Remembering Billy Tubbs

 I can’t say I knew Billy Tubbs, the irascible, inimitable college basketball coach who won 641 games at Lamar, Oklahoma, TCU and Lamar again, who died on Sunday at age 85. But I remember him well.

Very well.

Among the memories:

In January 1997, Tubbs brought his TCU Horned Frogs to the Pit to play New Mexico, at the time a Western Athletic Conference rival. He refused to use Albuquerque’s mile-high altitude as an excuse for a loss that night. In fact, he refused to acknowledge the altitude.

“The game was played indoors,” he explained. 

Oh, OK. 

The following summer, TCU transfer power forward Damion Walker signed with New Mexico. Tubbs was furious, believing UNM had contacted Walker before his release from his scholarship at TCU — a violation, if true, of NCAA rules. Lobos coach Dave Bliss denied any such impropriety.

That January, at the end of a UNM blowout with the Lobos approaching the century mark, Tubbs called two timeouts in the final minutes. Both teams had their starting lineups in the game, despite the lopsided score, at the buzzer.

After the buzzer, Tubbs shook hands with Bliss. He extended his hand to UNM assistant Tony Benford — then, apparently blaming Benford for the Walker recruitment, forcibly flung Benford’s outstretched hand away.

“Bleep you!” Benford said — twice — before order and decorum were restored.

Afterward, Tubbs refused comment on the Benford incident, as well as the game. Nothing.

Benford, a former Hobbs Eagle and Texas Tech Red Raider, called the dust-up “a gentleman’s disagreement.” When pressed further, he explained he was upset because “Billy didn’t recruit me out of high school.”

That night, our stories filed, Journal beat writer Chris Tomasson and I headed for the old Bennigan’s on Louisiana, where we met Fort Worth Star-Telegram reporter Terrance Harris for a drink.

The Horned Frogs, it turned out, were staying next door at the Marriott. And so, into Bennigan’s walked Tubbs and his assistants. 

Nice guys that we were, Tomasson, Harris and I told our waiter we’d like to buy Tubbs and his assistants a round of drinks. The offer was gruffly refused. No, we told the poor waiter, we insist. Once again, more forcefully, Tubbs refused. 

Whoever that waiter was and wherever he is today, I apologize for all three of us.

Tubbs’ relationships with the media were often toxic. In July 1998, when the Walker story broke, Tomasson called his office for comment. 

“He declines to take your call,” Tubbs’ secretary told him. Harris told Tomasson he was getting the same response.

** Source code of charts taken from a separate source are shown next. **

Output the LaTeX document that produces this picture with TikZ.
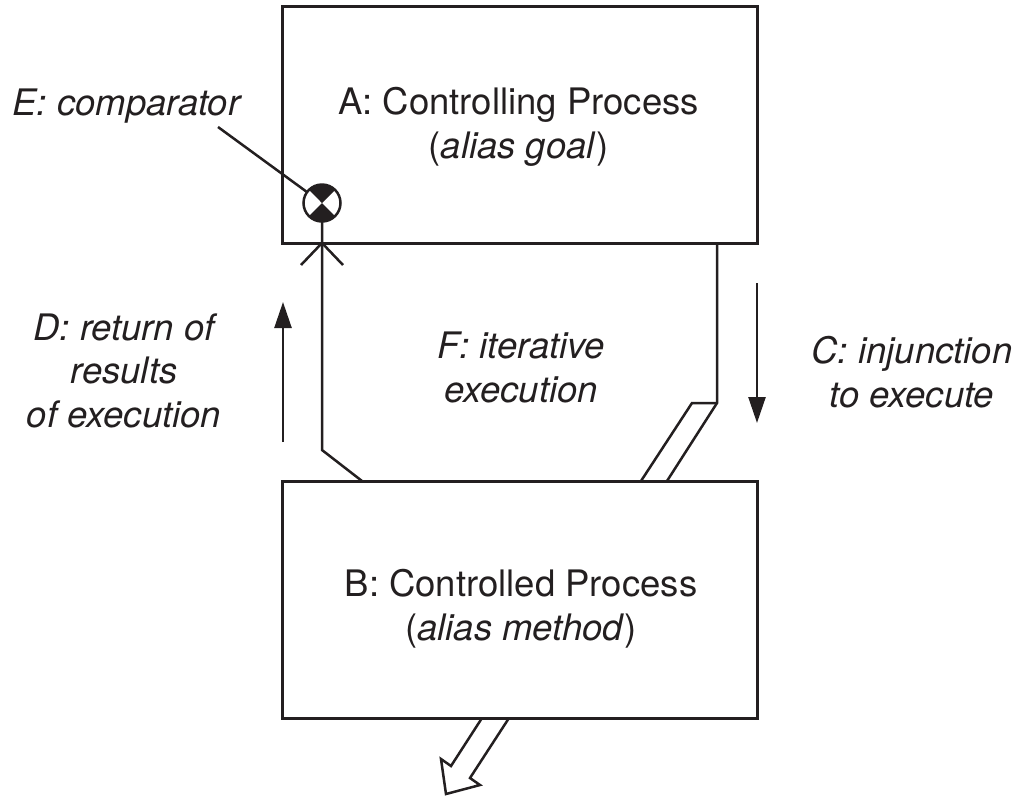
\documentclass[tikz,border=0pt]{standalone}
\usepackage{fontspec}
\setmainfont{TeX Gyre Heros}
\usetikzlibrary{arrows.meta,calc}
\definecolor{ink}{HTML}{231F20}
\begin{document}
\begin{tikzpicture}[x=1pt,y=-1pt,
  every node/.style={inner sep=0pt, outer sep=0pt, text=ink},
  proc/.style={draw=ink, line width=3pt, minimum width=475pt, minimum height=237pt},
  lbl/.style={font=\fontsize{36.5}{43.5}\selectfont, anchor=base, align=center},
  ilbl/.style={lbl, font=\fontsize{36.5}{43.5}\selectfont\itshape},
  wire/.style={draw=ink, line width=2.5pt},
  flow/.style={wire, -{Triangle[length=26pt,width=17pt]}},
]
\useasboundingbox (0,0) rectangle (1022,796);

% the two processes (label nodes are placed at the baseline of their last line)
\node[proc] (A) at (519.5,124.5) {};
\node[proc] (B) at (519.5,599.5) {};
\node[lbl] (Alabel) at (518.5,158) {A: Controlling Process\\(\textit{alias goal})};
\node[lbl] (Blabel) at (521,640) {B: Controlled Process\\(\textit{alias method})};

% comparator
\node[circle, draw=ink, line width=2.5pt, minimum size=37pt,
  path picture={
    \fill[ink] (path picture bounding box.center) -- ++(45:30pt) -- ++(180:42.4pt) -- cycle;
    \fill[ink] (path picture bounding box.center) -- ++(-45:30pt) -- ++(180:42.4pt) -- cycle;
  }] (E) at (322,203) {};
\node[ilbl] (Elbl) at (126.5,115) {E: comparator};
\coordinate (Elead) at (218,127);
\draw[wire] (Elead) -- (E);

% return path into the comparator
\draw[wire] ($(B.north west)+(80,0)$) -- ($(B.north west)+(40,-31)$) -- (E.south);
\draw[wire, line join=miter] ($(A.south west)+(19,22)$) -- ($(A.south west)+(40,0)$) -- ($(A.south west)+(61,22)$);

% injunction path into the controlled process
\coordinate (Cr) at ($(A.south east)+(-40,160)$);
\draw[wire, line join=miter] ($(A.south east)+(-40,0)$) -- (Cr) -- ($(B.north west)+(385,0)$);
\draw[wire, line join=miter] ($(B.north west)+(359,0)$) -- ($(Cr)+(-25,0)$) -- (Cr);

% output of the controlled process
\coordinate (Oa) at ($(B.south west)+(200,0)$);
\coordinate (Ob) at ($(B.south west)+(227,0)$);
\coordinate (Otip) at ($(B.south west)+(164,76)$);
\draw[wire, line join=miter] (Oa) -- ($(B.south west)+(169,48)$) -- ($(B.south west)+(159,41)$)
  -- (Otip) -- ($(B.south west)+(198,67)$) -- ($(B.south west)+(188,60)$) -- (Ob);

% direction arrows
\coordinate (Dbot) at ($(A.south west)+(1,199)$);
\coordinate (Dtop) at ($(A.south west)+(1,59)$);
\draw[flow] (Dbot) -- (Dtop);
\coordinate (Ctop) at ($(A.south east)+(0,40)$);
\coordinate (Cbot) at ($(A.south east)+(0,180)$);
\draw[flow] (Ctop) -- (Cbot);

% labels
\node[ilbl] (Dlbl) at (124,427) {D: return of\\results\\of execution};
\node[ilbl] (Flbl) at (521,402) {F: iterative\\execution};
\node[ilbl] (Clbl) at (912,407) {C: injunction\\to execute};
\end{tikzpicture}
\end{document}
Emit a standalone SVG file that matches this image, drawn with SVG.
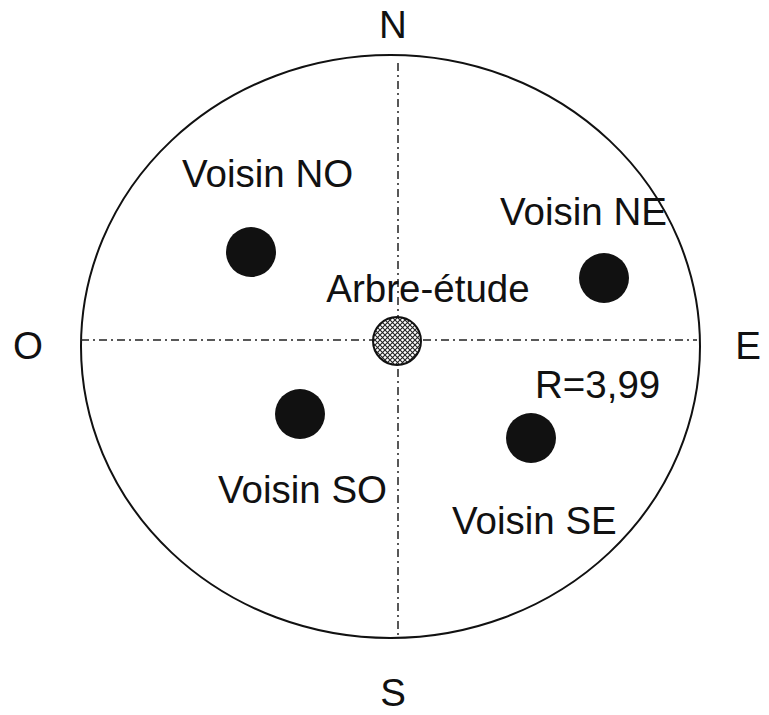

Finally, as proof that, no, you can’t find everything on the internet, I searched high and low on Monday for a video I recall of a skit that Tubbs and Jerry Tarkanian — I believe Tark was at Fresno State at the time — performed on Tark’s TV show as a takeoff on the Saturday Night Live  “Wayne’s World” sketches featuring Mike Myers and Dana Carvey. 

“Party on, Billy,” said Tarkanian. “Party on, Tark,” said Tubbs.